▸ Aim of the exercise
Copy all the data exactly, except the pictures.

▸ Source material
---

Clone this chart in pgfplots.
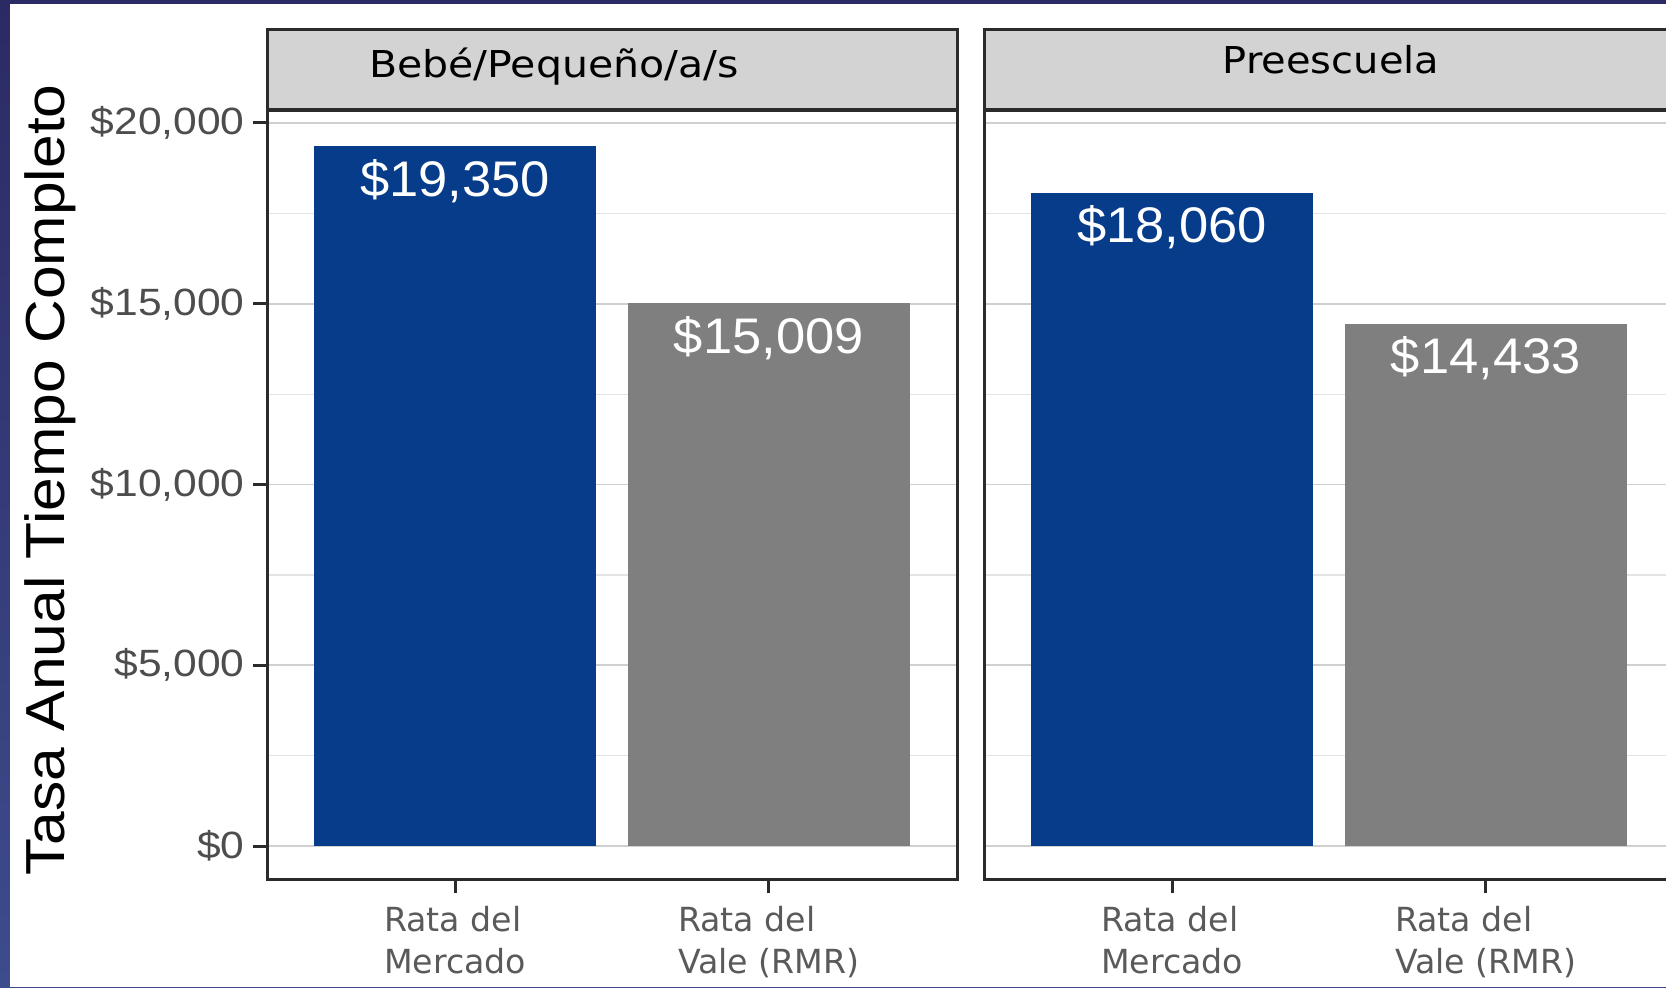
\documentclass[border=0pt]{standalone}
\usepackage{pgfplots}
\pgfplotsset{compat=1.18}
\usepackage{fontspec}
\setmainfont{Liberation Sans}
\newfontfamily\verd{DejaVu Sans}

\definecolor{barblue}{HTML}{063C89}
\definecolor{bargray}{HTML}{7F7F7F}
\definecolor{stripgray}{HTML}{D3D3D3}
\definecolor{frameline}{HTML}{2B2B2B}
\definecolor{ticktext}{HTML}{4D4D4D}
\definecolor{xtext}{HTML}{5A5A5A}
\definecolor{gridmaj}{HTML}{D0D0D0}
\definecolor{gridmin}{HTML}{E4E4E4}
\definecolor{navytop}{HTML}{2C2A64}
\definecolor{navybot}{HTML}{3D4C8C}

\newcommand{\yl}[1]{\scalebox{1.12}[1]{#1}}
\newcommand{\bl}[1]{\scalebox{1.05}[1]{#1}}

\pgfplotsset{
  facet/.style={
    width=172.5pt, height=192.25pt, scale only axis,
    anchor=south west,
    xmin=0.4, xmax=2.6, ymin=-911.6, ymax=20359,
    axis line style={frameline, line width=0.75pt},
    xtick={1,2},
    xticklabels={{Rata del\\Mercado},{Rata del\\Vale (RMR)}},
    xticklabel style={align=left, font=\verd\fontsize{8.3}{10.4}\selectfont,
      text=xtext, inner sep=0pt, anchor=north, yshift=-3.2pt},
    ytick={0,5000,10000,15000,20000},
    minor ytick={2500,7500,12500,17500},
    ymajorgrids, yminorgrids,
    major grid style={gridmaj, line width=0.4pt},
    minor grid style={gridmin, line width=0.3pt},
    tick align=outside,
    major tick length=3.5pt, minor tick length=0pt,
    tick style={frameline, line width=0.75pt},
    xtick pos=bottom, ytick pos=left,
    point meta=explicit symbolic,
    nodes near coords,
    every node near coord/.append style={text=white,
      font=\fontsize{12.5}{15}\selectfont, anchor=base, yshift=-12.4pt},
  },
  bars/.style={ybar, bar width=0.9, bar shift=0pt, draw=none, fill=#1},
}

\begin{document}
\begin{tikzpicture}
\useasboundingbox (0,0) rectangle (416.5pt,246.75pt);
\clip (0,0) rectangle (416.5pt,246.75pt);
\shade[top color=navytop, bottom color=navybot] (0,0) rectangle (416.5pt,246.75pt);
\fill[white] (2.6pt,0) rectangle (416.5pt,245.75pt);

% left facet
\begin{axis}[facet, at={(66.75pt,27pt)},
  yticklabels={{\yl{\$0}},{\yl{\$5,000}},{\yl{\$10,000}},{\yl{\$15,000}},{\yl{\$20,000}}},
  yticklabel style={text=ticktext, font=\fontsize{9.5}{11}\selectfont, anchor=east, inner sep=0pt, xshift=-1.9pt},
  ]
  \addplot[bars=barblue] coordinates {(1,19350) [\bl{\$19,350}]};
  \addplot[bars=bargray] coordinates {(2,15009) [\bl{\$15,009}]};
\end{axis}

% right facet
\begin{axis}[facet, at={(246pt,27pt)},
  yticklabels={}, ytick style={draw=none},
  ]
  \addplot[bars=barblue] coordinates {(1,18060) [\bl{\$18,060}]};
  \addplot[bars=bargray] coordinates {(2,14433) [\bl{\$14,433}]};
\end{axis}

% strips
\fill[stripgray] (66.75pt,219.25pt) rectangle (239.25pt,239.25pt);
\draw[frameline, line width=0.75pt] (66.75pt,219.25pt) -- (66.75pt,239.25pt) -- (239.25pt,239.25pt) -- (239.25pt,219.25pt);
\draw[frameline, line width=1pt] (66.75pt,219.25pt) -- (239.25pt,219.25pt);
\fill[stripgray] (246pt,219.25pt) rectangle (418.5pt,239.25pt);
\draw[frameline, line width=0.75pt] (246pt,219.25pt) -- (246pt,239.25pt) -- (418.5pt,239.25pt) -- (418.5pt,219.25pt);
\draw[frameline, line width=1pt] (246pt,219.25pt) -- (418.5pt,219.25pt);
\node[anchor=base, font=\verd\fontsize{9.25}{11}\selectfont, inner sep=0pt] at (138.5pt,227.25pt) {\scalebox{1.11}[1]{Bebé/Pequeño/a/s}};
\node[anchor=base, font=\verd\fontsize{9.25}{11}\selectfont, inner sep=0pt] at (332.75pt,228.25pt) {\scalebox{1.08}[1]{Preescuela}};

% y label
\node[rotate=90, anchor=base, font=\fontsize{13.75}{16}\selectfont, inner sep=0pt] at (16.25pt,126.75pt) {\scalebox{1.1}[1]{Tasa Anual Tiempo Completo}};
\end{tikzpicture}
\end{document}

---

▸ Finished answer
Clone this chart in pgfplots.
\documentclass[border=0pt]{standalone}
\usepackage{pgfplots}
\pgfplotsset{compat=1.18}
\usepackage{fontspec}
\setmainfont{Liberation Sans}
\newfontfamily\verd{DejaVu Sans}

\definecolor{barblue}{HTML}{063C89}
\definecolor{bargray}{HTML}{7F7F7F}
\definecolor{stripgray}{HTML}{D3D3D3}
\definecolor{frameline}{HTML}{2B2B2B}
\definecolor{ticktext}{HTML}{4D4D4D}
\definecolor{xtext}{HTML}{5A5A5A}
\definecolor{gridmaj}{HTML}{D0D0D0}
\definecolor{gridmin}{HTML}{E4E4E4}
\definecolor{navytop}{HTML}{2C2A64}
\definecolor{navybot}{HTML}{3D4C8C}

\newcommand{\yl}[1]{\scalebox{1.12}[1]{#1}}
\newcommand{\bl}[1]{\scalebox{1.05}[1]{#1}}

\pgfplotsset{
  facet/.style={
    width=172.5pt, height=192.25pt, scale only axis,
    anchor=south west,
    xmin=0.4, xmax=2.6, ymin=-911.6, ymax=20359,
    axis line style={frameline, line width=0.75pt},
    xtick={1,2},
    xticklabels={{Rata del\\Mercado},{Rata del\\Vale (RMR)}},
    xticklabel style={align=left, font=\verd\fontsize{8.3}{10.4}\selectfont,
      text=xtext, inner sep=0pt, anchor=north, yshift=-3.2pt},
    ytick={0,5000,10000,15000,20000},
    minor ytick={2500,7500,12500,17500},
    ymajorgrids, yminorgrids,
    major grid style={gridmaj, line width=0.4pt},
    minor grid style={gridmin, line width=0.3pt},
    tick align=outside,
    major tick length=3.5pt, minor tick length=0pt,
    tick style={frameline, line width=0.75pt},
    xtick pos=bottom, ytick pos=left,
    point meta=explicit symbolic,
    nodes near coords,
    every node near coord/.append style={text=white,
      font=\fontsize{12.5}{15}\selectfont, anchor=base, yshift=-12.4pt},
  },
  bars/.style={ybar, bar width=0.9, bar shift=0pt, draw=none, fill=#1},
}

\begin{document}
\begin{tikzpicture}
\useasboundingbox (0,0) rectangle (416.5pt,246.75pt);
\clip (0,0) rectangle (416.5pt,246.75pt);
\shade[top color=navytop, bottom color=navybot] (0,0) rectangle (416.5pt,246.75pt);
\fill[white] (2.6pt,0) rectangle (416.5pt,245.75pt);

% left facet
\begin{axis}[facet, at={(66.75pt,27pt)},
  yticklabels={{\yl{\$0}},{\yl{\$5,000}},{\yl{\$10,000}},{\yl{\$15,000}},{\yl{\$20,000}}},
  yticklabel style={text=ticktext, font=\fontsize{9.5}{11}\selectfont, anchor=east, inner sep=0pt, xshift=-1.9pt},
  ]
  \addplot[bars=barblue] coordinates {(1,19350) [\bl{\$19,350}]};
  \addplot[bars=bargray] coordinates {(2,15009) [\bl{\$15,009}]};
\end{axis}

% right facet
\begin{axis}[facet, at={(246pt,27pt)},
  yticklabels={}, ytick style={draw=none},
  ]
  \addplot[bars=barblue] coordinates {(1,18060) [\bl{\$18,060}]};
  \addplot[bars=bargray] coordinates {(2,14433) [\bl{\$14,433}]};
\end{axis}

% strips
\fill[stripgray] (66.75pt,219.25pt) rectangle (239.25pt,239.25pt);
\draw[frameline, line width=0.75pt] (66.75pt,219.25pt) -- (66.75pt,239.25pt) -- (239.25pt,239.25pt) -- (239.25pt,219.25pt);
\draw[frameline, line width=1pt] (66.75pt,219.25pt) -- (239.25pt,219.25pt);
\fill[stripgray] (246pt,219.25pt) rectangle (418.5pt,239.25pt);
\draw[frameline, line width=0.75pt] (246pt,219.25pt) -- (246pt,239.25pt) -- (418.5pt,239.25pt) -- (418.5pt,219.25pt);
\draw[frameline, line width=1pt] (246pt,219.25pt) -- (418.5pt,219.25pt);
\node[anchor=base, font=\verd\fontsize{9.25}{11}\selectfont, inner sep=0pt] at (138.5pt,227.25pt) {\scalebox{1.11}[1]{Bebé/Pequeño/a/s}};
\node[anchor=base, font=\verd\fontsize{9.25}{11}\selectfont, inner sep=0pt] at (332.75pt,228.25pt) {\scalebox{1.08}[1]{Preescuela}};

% y label
\node[rotate=90, anchor=base, font=\fontsize{13.75}{16}\selectfont, inner sep=0pt] at (16.25pt,126.75pt) {\scalebox{1.1}[1]{Tasa Anual Tiempo Completo}};
\end{tikzpicture}
\end{document}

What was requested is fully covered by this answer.